[START EXCERPTED RECORDS]

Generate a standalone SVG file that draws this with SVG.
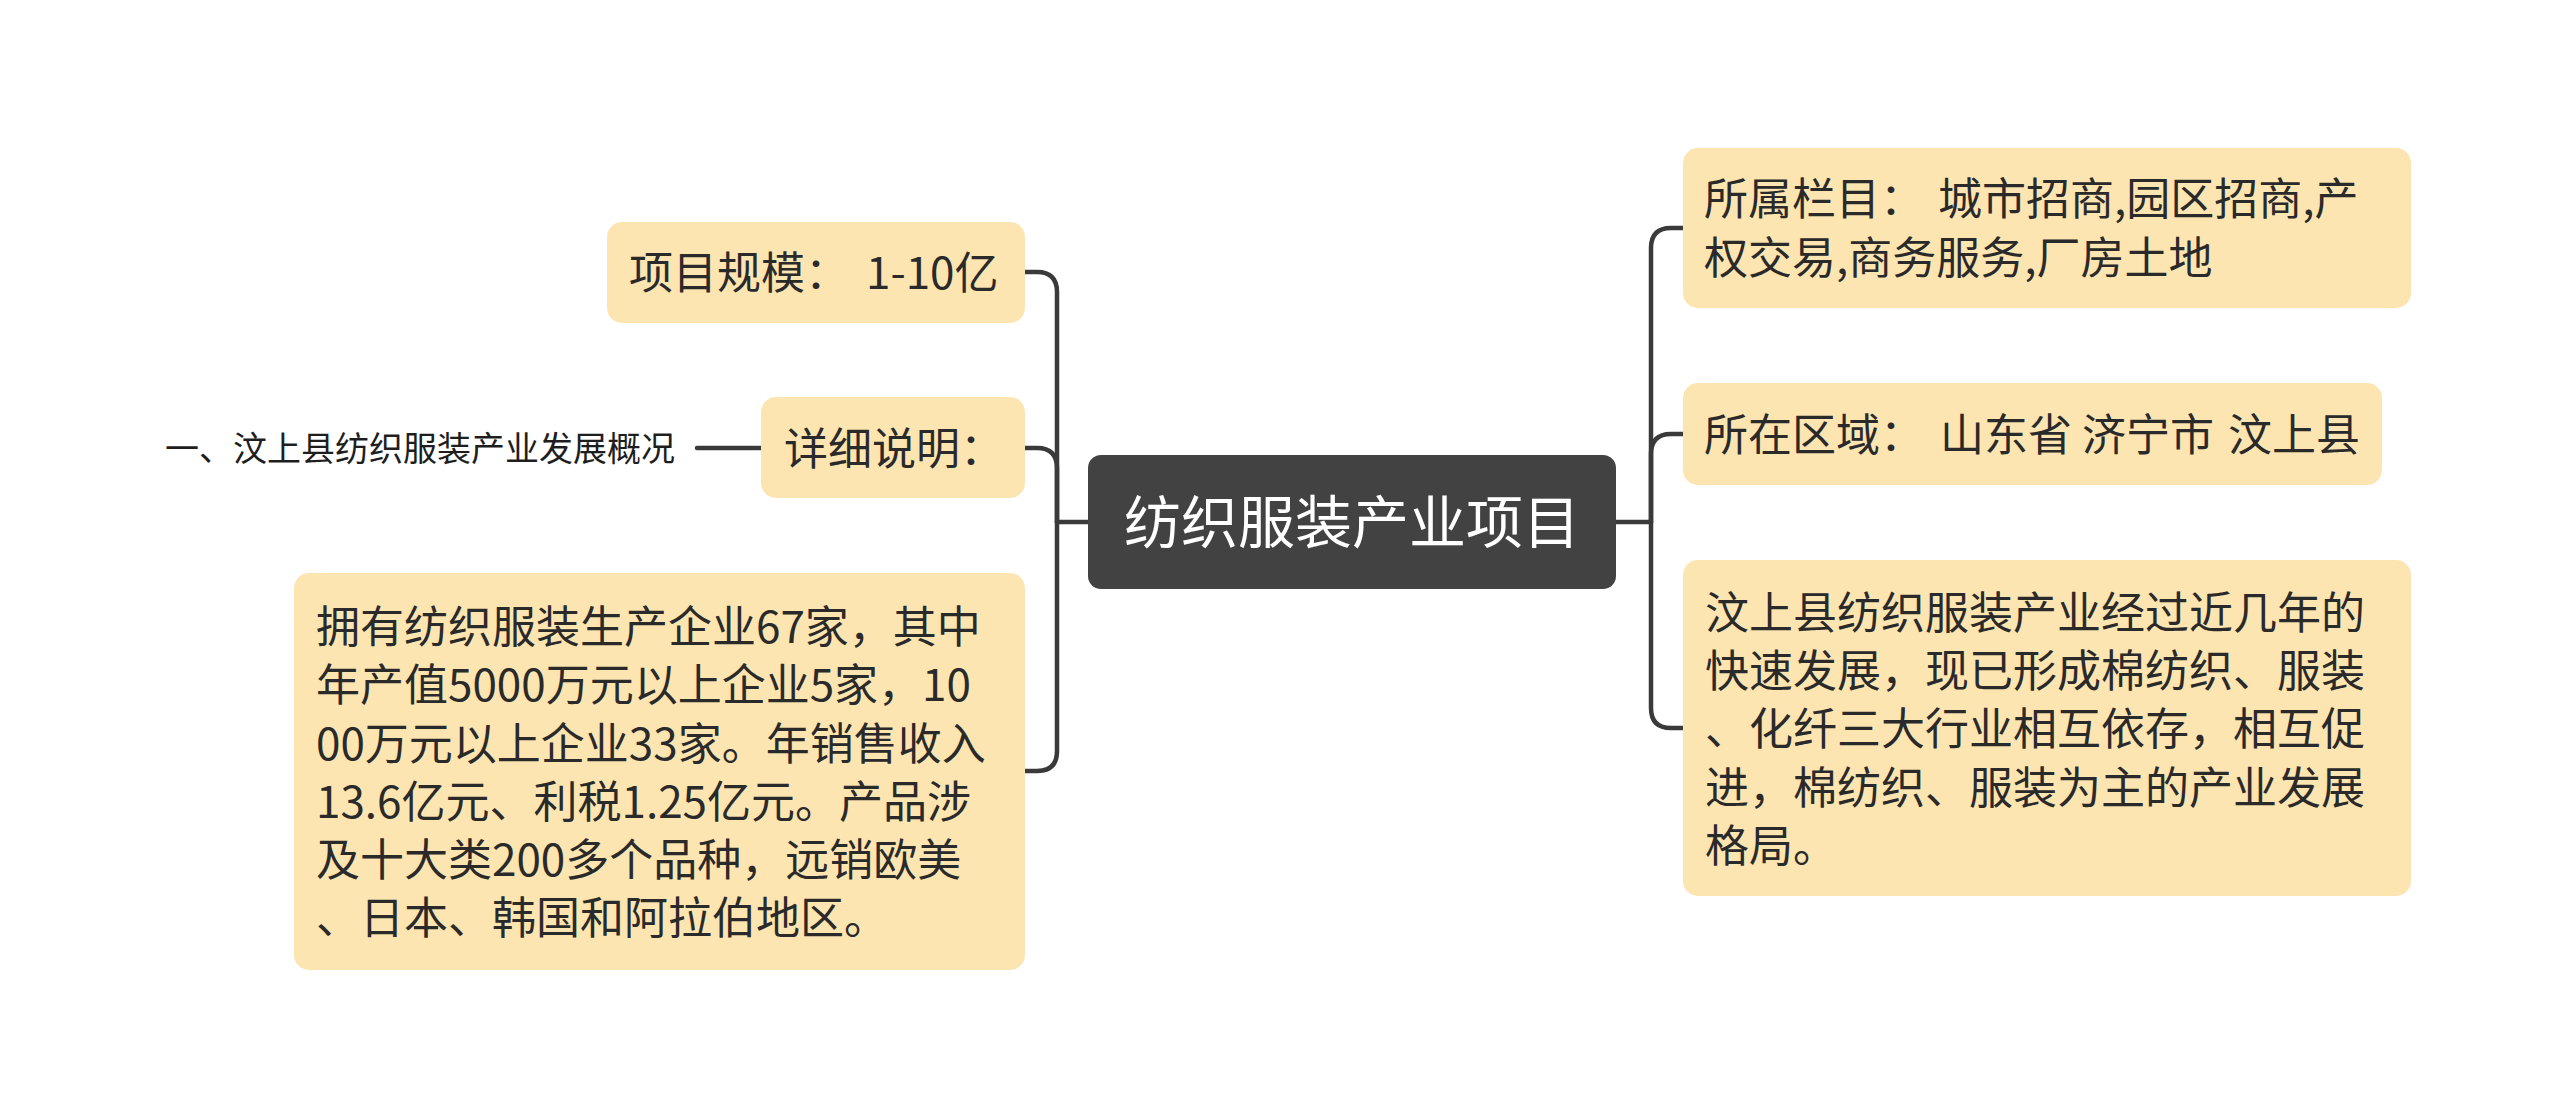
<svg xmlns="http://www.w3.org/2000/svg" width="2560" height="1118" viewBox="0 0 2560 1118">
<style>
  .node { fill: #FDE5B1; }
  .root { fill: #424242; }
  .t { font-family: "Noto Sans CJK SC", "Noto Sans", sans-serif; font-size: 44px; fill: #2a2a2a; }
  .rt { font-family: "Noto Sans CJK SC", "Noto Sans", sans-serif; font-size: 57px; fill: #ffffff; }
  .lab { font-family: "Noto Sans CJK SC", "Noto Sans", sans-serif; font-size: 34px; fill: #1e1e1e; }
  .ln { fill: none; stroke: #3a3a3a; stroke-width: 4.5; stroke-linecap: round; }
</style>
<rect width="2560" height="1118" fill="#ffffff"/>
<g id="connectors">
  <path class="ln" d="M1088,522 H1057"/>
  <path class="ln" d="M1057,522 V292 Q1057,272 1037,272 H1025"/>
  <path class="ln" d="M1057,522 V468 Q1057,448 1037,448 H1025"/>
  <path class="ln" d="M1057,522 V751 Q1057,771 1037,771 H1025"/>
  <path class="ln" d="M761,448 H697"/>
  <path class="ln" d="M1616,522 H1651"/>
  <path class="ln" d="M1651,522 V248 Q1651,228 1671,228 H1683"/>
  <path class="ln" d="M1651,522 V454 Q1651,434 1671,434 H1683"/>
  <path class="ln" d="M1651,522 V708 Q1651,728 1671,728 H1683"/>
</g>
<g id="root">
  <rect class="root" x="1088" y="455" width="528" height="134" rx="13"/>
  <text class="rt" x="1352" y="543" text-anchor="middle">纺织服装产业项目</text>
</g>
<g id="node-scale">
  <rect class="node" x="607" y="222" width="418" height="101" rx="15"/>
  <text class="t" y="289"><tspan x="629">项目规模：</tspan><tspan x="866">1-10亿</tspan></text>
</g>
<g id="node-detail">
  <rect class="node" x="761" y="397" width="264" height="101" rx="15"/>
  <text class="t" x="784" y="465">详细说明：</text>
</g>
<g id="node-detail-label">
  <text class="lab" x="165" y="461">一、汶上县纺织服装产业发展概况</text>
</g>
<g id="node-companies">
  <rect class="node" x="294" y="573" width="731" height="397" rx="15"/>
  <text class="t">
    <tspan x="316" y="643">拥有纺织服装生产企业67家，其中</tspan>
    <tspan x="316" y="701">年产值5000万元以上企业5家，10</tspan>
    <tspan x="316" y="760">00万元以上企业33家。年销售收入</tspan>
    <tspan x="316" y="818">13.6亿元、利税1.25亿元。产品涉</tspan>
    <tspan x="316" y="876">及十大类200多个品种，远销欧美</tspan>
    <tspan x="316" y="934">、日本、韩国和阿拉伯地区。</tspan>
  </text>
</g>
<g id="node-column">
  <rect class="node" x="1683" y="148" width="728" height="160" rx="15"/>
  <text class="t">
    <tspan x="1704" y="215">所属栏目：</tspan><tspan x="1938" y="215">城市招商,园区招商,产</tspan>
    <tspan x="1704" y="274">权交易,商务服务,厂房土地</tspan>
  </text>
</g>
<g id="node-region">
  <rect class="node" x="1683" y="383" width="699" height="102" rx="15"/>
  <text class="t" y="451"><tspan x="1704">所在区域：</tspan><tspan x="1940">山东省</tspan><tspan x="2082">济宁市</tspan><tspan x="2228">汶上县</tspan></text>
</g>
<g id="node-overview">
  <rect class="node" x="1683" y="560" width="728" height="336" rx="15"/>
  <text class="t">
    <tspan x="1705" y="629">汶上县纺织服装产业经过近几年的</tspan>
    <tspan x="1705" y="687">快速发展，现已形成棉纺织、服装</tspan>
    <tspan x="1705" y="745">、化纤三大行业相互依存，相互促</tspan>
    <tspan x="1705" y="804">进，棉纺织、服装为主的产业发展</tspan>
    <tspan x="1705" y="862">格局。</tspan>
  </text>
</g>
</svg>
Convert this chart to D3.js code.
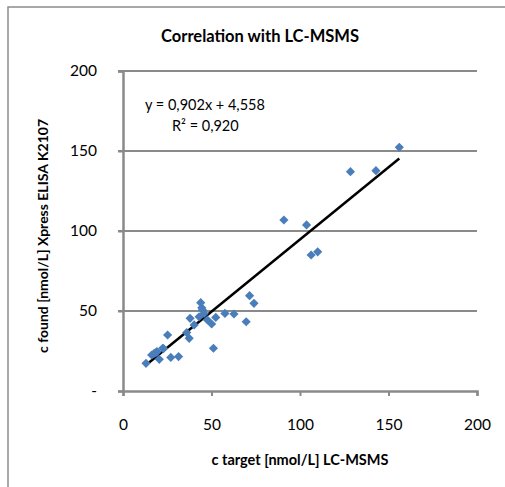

[END EXCERPTED RECORDS]

* _EXERCISE GOAL_
Identify the lines in the entries above that contain "this", then copy them out.

* _FULL RESPONSE_
Generate a standalone SVG file that draws this with SVG.
Convert this chart to D3.js code.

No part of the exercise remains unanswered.